FN - Vi que havia obras de autores portugueses que eu desconhecia de todo. E excelentes desenhadores. Especialmente o trabalho de Ricardo Cabral, que é magnífico. Apercebo-me, em cada viagem que faço, da vastidão da minha ignorância... Para os leitores portugueses, só posso encorajar a que se enriqueçam como já fazem com tantos autores estrangeiros...
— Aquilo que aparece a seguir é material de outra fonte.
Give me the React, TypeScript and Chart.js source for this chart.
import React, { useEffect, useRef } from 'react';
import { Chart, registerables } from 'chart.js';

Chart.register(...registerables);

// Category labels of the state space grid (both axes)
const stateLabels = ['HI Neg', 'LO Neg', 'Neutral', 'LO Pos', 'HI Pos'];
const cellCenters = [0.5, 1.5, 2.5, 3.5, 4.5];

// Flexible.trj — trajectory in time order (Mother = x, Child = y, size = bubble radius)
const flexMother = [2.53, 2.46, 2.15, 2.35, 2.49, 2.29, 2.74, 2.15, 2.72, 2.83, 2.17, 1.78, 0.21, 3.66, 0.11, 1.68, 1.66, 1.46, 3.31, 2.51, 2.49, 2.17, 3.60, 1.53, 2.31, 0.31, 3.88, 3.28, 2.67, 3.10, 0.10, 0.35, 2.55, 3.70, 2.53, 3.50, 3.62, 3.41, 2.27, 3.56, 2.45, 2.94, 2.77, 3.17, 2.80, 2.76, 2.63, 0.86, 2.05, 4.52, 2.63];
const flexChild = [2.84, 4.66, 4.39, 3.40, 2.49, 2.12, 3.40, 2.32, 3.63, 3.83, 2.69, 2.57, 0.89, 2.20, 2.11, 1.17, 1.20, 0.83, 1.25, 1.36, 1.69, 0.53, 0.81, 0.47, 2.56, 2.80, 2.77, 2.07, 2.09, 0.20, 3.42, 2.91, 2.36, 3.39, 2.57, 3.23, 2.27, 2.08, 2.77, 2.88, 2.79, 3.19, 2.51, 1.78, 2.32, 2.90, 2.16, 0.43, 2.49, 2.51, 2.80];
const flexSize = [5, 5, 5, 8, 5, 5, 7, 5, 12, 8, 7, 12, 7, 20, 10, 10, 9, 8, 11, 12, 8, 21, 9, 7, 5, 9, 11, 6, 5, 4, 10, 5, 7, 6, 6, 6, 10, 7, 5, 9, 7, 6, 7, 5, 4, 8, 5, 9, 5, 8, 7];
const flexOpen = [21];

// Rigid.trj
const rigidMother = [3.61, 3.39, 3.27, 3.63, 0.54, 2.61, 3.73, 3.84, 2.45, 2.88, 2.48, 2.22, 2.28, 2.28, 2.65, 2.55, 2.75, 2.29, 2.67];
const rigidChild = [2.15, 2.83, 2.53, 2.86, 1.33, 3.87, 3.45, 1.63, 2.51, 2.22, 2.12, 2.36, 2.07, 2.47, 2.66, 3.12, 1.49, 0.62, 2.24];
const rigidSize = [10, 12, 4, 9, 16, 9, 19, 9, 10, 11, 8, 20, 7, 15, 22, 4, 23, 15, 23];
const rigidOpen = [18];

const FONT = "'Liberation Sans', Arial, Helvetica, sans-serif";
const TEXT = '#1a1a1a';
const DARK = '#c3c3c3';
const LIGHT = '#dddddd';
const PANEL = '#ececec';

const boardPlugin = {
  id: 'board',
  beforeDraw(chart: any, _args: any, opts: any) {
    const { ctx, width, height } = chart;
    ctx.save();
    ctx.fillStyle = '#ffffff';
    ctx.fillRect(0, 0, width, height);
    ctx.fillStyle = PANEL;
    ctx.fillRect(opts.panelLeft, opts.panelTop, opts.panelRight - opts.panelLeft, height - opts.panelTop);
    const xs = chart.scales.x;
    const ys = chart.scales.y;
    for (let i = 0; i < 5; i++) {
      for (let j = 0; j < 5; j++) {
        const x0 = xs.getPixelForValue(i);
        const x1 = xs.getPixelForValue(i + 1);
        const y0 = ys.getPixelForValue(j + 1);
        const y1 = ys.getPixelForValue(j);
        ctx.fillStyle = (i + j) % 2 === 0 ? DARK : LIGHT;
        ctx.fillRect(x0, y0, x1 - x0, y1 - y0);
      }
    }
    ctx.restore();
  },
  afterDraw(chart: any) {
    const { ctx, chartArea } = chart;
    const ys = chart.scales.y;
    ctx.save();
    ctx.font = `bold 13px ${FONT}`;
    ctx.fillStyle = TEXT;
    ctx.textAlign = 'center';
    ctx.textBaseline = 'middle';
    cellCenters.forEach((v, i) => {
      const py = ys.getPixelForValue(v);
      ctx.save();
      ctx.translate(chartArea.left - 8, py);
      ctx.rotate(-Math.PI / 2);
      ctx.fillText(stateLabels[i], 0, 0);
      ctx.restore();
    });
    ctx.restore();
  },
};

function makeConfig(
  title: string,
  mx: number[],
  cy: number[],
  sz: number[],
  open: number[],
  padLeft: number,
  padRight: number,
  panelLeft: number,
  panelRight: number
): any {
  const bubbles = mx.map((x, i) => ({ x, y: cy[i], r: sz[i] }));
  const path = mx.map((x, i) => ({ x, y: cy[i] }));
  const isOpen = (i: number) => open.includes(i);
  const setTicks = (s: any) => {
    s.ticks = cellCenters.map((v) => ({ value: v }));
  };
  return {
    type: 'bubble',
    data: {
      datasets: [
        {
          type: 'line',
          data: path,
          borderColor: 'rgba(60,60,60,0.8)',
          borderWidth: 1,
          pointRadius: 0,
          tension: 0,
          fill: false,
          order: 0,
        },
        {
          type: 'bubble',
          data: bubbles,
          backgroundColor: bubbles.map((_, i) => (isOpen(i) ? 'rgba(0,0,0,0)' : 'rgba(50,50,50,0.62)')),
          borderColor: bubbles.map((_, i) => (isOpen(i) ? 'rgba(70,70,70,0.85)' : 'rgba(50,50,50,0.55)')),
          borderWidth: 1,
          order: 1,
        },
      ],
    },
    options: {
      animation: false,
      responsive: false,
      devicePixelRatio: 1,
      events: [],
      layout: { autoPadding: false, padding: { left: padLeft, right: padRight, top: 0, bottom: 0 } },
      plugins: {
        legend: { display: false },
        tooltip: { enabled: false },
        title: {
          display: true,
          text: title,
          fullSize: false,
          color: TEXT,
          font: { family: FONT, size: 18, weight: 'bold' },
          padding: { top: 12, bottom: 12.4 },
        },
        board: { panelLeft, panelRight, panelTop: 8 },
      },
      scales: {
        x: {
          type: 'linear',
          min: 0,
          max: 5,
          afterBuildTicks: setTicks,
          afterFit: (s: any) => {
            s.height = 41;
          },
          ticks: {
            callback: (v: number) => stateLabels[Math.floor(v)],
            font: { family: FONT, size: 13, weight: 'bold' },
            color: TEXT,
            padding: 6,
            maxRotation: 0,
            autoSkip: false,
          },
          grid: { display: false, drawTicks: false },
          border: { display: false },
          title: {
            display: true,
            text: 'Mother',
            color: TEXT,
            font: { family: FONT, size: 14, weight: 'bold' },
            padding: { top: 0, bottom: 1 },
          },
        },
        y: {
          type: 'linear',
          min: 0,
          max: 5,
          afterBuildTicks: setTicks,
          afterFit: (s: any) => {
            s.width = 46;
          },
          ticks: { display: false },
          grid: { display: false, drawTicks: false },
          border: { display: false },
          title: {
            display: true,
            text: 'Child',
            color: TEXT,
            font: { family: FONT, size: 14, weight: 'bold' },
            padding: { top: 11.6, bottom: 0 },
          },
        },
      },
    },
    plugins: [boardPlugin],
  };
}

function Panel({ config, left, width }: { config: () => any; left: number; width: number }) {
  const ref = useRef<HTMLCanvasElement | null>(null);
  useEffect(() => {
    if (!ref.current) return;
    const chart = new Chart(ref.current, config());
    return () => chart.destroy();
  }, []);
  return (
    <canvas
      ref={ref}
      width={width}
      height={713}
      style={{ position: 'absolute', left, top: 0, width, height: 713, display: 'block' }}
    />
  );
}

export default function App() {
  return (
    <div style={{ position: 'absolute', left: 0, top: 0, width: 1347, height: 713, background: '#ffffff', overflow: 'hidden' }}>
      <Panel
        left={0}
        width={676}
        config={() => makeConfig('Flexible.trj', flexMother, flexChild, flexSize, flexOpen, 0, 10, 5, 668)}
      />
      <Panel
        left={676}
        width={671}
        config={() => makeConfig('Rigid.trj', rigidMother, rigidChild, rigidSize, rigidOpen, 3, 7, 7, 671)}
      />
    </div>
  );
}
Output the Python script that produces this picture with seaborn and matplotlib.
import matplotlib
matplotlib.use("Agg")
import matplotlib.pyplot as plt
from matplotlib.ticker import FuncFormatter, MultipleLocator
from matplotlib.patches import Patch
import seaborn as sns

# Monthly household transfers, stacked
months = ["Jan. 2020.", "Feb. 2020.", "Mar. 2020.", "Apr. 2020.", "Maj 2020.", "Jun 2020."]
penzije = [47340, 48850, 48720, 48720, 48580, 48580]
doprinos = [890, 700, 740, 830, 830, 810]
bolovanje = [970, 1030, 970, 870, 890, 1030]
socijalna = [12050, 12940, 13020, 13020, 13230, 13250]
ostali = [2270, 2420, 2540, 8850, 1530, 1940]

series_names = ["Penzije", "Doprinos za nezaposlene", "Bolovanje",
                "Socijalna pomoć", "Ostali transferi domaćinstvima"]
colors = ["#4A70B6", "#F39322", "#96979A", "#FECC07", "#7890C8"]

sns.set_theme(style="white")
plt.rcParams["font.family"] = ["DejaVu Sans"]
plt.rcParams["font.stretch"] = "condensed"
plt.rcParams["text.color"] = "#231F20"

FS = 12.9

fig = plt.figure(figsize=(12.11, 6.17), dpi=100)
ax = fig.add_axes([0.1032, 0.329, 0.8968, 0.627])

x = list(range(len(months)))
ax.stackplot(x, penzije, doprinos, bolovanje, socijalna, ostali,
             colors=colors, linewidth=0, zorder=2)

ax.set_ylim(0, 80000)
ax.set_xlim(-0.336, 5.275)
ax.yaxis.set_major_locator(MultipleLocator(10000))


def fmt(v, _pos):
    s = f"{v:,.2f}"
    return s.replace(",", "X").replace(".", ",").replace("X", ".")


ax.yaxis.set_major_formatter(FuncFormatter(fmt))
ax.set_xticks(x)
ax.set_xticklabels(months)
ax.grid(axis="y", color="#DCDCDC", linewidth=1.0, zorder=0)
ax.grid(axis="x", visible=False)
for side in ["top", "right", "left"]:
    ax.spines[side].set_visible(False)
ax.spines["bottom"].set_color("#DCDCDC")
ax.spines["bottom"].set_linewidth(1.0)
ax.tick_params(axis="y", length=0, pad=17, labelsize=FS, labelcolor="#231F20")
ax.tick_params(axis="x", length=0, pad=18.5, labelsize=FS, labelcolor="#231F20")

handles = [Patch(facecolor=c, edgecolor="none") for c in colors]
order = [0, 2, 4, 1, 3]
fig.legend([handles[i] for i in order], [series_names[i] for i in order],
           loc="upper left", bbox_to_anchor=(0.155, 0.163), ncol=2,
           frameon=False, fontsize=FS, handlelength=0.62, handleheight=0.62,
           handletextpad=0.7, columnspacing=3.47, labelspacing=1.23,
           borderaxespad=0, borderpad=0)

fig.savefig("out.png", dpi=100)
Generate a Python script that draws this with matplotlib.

É certo que a tradução das obras é um freio às suas difusões... Fiquei bem admirado ao ser convidado para um país onde não estou traduzido, mas onde mesmo assim, tinha leitores. Também estou sempre espantado por ver que os franceses são menos abertos e menos curiosos ante os outros, quando se trata de se interessar pelo trabalho de autores que não são do seu próprio país! Tenho alguma vergonha, como francês que sou, de eu mesmo sofrer deste vilão defeito. Apenas posso saudar a abertura de espírito dos leitores portugueses.

NOTA FINAL: na bibliografia de Fabrice Néaud, constam "Journal" (4 tomos), "Trois Christs" (colectvo), "Le Monde Diplomatique en Bande Déssinée" (colectivo), "Alex ou La Vie d'Après", "Carabas", "Émile" e "Guerre Urbaine" (primeiro tomo de "Nu-Men").